If you know what are some of the powers yoga is said to bestow you will know that why in the hands of the crook, it can be a dangerous thing: 
The eight siddhis are anima (the ability to become small), mahima (the ability to become big), garima (become heavy), laghima (become light), prapti (obtain all), prakamya (do /achieve anything), isitva (lordship /control over all), vasitva (control over the elements). 

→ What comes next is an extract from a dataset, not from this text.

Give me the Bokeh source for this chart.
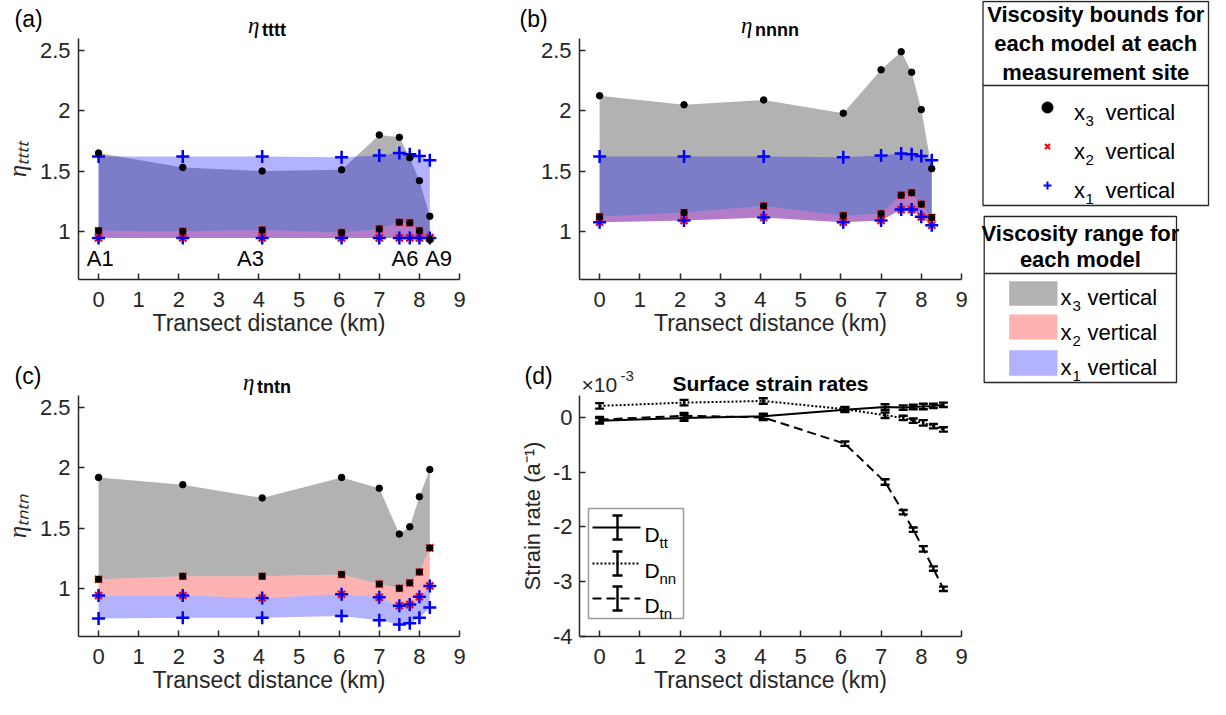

If you know the story of tantric yogi Milerapa, his guru Marpa does not reveal to him the  secrets of what he is seeking because  he knows Milarepa was already super strong. (With his tantric powers Milarepa had sought to avenge his family's suffering by attacking those who had caused it).  Marpa first humbles him completely, in several ways that can only seen as pure torture, before he initiates him to the ultimate secret. Nowadays, it is easier to get yourself initiated into anything with a bit of money!  But those days the real guru knew that too much a good thing, if not monitored, could actually be a bad thing.